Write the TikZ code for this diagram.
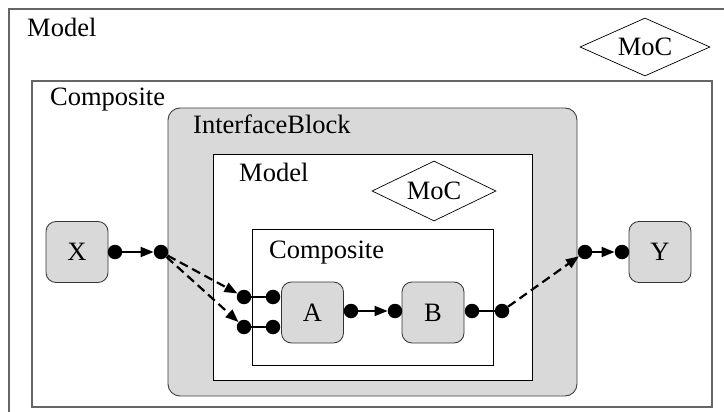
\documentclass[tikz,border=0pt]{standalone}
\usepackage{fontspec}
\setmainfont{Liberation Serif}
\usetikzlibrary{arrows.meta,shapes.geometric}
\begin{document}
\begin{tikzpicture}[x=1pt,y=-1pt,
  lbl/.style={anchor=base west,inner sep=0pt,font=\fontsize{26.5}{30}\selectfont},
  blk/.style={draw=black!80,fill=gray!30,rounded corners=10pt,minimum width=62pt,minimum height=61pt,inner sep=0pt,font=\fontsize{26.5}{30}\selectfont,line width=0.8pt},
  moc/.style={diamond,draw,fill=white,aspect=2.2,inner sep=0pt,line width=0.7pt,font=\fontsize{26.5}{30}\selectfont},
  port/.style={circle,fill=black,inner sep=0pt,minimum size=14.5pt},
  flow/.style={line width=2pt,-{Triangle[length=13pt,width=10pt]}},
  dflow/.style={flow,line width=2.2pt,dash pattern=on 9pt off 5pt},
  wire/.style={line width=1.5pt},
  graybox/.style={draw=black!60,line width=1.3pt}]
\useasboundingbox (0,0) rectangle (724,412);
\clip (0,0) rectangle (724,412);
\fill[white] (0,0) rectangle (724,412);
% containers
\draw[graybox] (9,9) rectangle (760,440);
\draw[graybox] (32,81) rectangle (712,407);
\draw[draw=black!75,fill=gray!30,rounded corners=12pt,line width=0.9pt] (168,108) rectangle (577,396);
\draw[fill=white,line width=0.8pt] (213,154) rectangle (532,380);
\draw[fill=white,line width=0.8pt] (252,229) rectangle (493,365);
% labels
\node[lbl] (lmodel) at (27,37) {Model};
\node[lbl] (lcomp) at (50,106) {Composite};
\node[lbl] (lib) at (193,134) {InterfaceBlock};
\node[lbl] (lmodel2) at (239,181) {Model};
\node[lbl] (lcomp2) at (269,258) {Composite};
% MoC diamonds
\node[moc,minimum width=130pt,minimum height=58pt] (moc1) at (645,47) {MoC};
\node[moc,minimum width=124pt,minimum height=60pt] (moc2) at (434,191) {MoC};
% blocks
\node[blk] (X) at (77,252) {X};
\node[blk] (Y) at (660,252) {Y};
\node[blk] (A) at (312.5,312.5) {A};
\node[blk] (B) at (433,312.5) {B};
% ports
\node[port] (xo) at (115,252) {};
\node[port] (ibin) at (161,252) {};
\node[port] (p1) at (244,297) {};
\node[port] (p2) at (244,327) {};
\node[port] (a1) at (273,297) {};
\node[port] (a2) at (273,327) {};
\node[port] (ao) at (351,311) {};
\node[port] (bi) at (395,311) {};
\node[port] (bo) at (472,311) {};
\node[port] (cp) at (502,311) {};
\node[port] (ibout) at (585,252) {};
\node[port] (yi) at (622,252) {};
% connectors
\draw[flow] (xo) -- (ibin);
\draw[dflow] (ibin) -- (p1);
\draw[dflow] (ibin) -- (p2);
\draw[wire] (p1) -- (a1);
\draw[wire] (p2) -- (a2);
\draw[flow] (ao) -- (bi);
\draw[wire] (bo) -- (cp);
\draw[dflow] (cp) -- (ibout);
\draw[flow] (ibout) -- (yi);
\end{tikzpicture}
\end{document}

Short exercise
Omit any images, then output the listing exactly.

Result for this exercise
Write the TikZ code for this diagram.
\documentclass[tikz,border=0pt]{standalone}
\usepackage{fontspec}
\setmainfont{Liberation Serif}
\usetikzlibrary{arrows.meta,shapes.geometric}
\begin{document}
\begin{tikzpicture}[x=1pt,y=-1pt,
  lbl/.style={anchor=base west,inner sep=0pt,font=\fontsize{26.5}{30}\selectfont},
  blk/.style={draw=black!80,fill=gray!30,rounded corners=10pt,minimum width=62pt,minimum height=61pt,inner sep=0pt,font=\fontsize{26.5}{30}\selectfont,line width=0.8pt},
  moc/.style={diamond,draw,fill=white,aspect=2.2,inner sep=0pt,line width=0.7pt,font=\fontsize{26.5}{30}\selectfont},
  port/.style={circle,fill=black,inner sep=0pt,minimum size=14.5pt},
  flow/.style={line width=2pt,-{Triangle[length=13pt,width=10pt]}},
  dflow/.style={flow,line width=2.2pt,dash pattern=on 9pt off 5pt},
  wire/.style={line width=1.5pt},
  graybox/.style={draw=black!60,line width=1.3pt}]
\useasboundingbox (0,0) rectangle (724,412);
\clip (0,0) rectangle (724,412);
\fill[white] (0,0) rectangle (724,412);
% containers
\draw[graybox] (9,9) rectangle (760,440);
\draw[graybox] (32,81) rectangle (712,407);
\draw[draw=black!75,fill=gray!30,rounded corners=12pt,line width=0.9pt] (168,108) rectangle (577,396);
\draw[fill=white,line width=0.8pt] (213,154) rectangle (532,380);
\draw[fill=white,line width=0.8pt] (252,229) rectangle (493,365);
% labels
\node[lbl] (lmodel) at (27,37) {Model};
\node[lbl] (lcomp) at (50,106) {Composite};
\node[lbl] (lib) at (193,134) {InterfaceBlock};
\node[lbl] (lmodel2) at (239,181) {Model};
\node[lbl] (lcomp2) at (269,258) {Composite};
% MoC diamonds
\node[moc,minimum width=130pt,minimum height=58pt] (moc1) at (645,47) {MoC};
\node[moc,minimum width=124pt,minimum height=60pt] (moc2) at (434,191) {MoC};
% blocks
\node[blk] (X) at (77,252) {X};
\node[blk] (Y) at (660,252) {Y};
\node[blk] (A) at (312.5,312.5) {A};
\node[blk] (B) at (433,312.5) {B};
% ports
\node[port] (xo) at (115,252) {};
\node[port] (ibin) at (161,252) {};
\node[port] (p1) at (244,297) {};
\node[port] (p2) at (244,327) {};
\node[port] (a1) at (273,297) {};
\node[port] (a2) at (273,327) {};
\node[port] (ao) at (351,311) {};
\node[port] (bi) at (395,311) {};
\node[port] (bo) at (472,311) {};
\node[port] (cp) at (502,311) {};
\node[port] (ibout) at (585,252) {};
\node[port] (yi) at (622,252) {};
% connectors
\draw[flow] (xo) -- (ibin);
\draw[dflow] (ibin) -- (p1);
\draw[dflow] (ibin) -- (p2);
\draw[wire] (p1) -- (a1);
\draw[wire] (p2) -- (a2);
\draw[flow] (ao) -- (bi);
\draw[wire] (bo) -- (cp);
\draw[dflow] (cp) -- (ibout);
\draw[flow] (ibout) -- (yi);
\end{tikzpicture}
\end{document}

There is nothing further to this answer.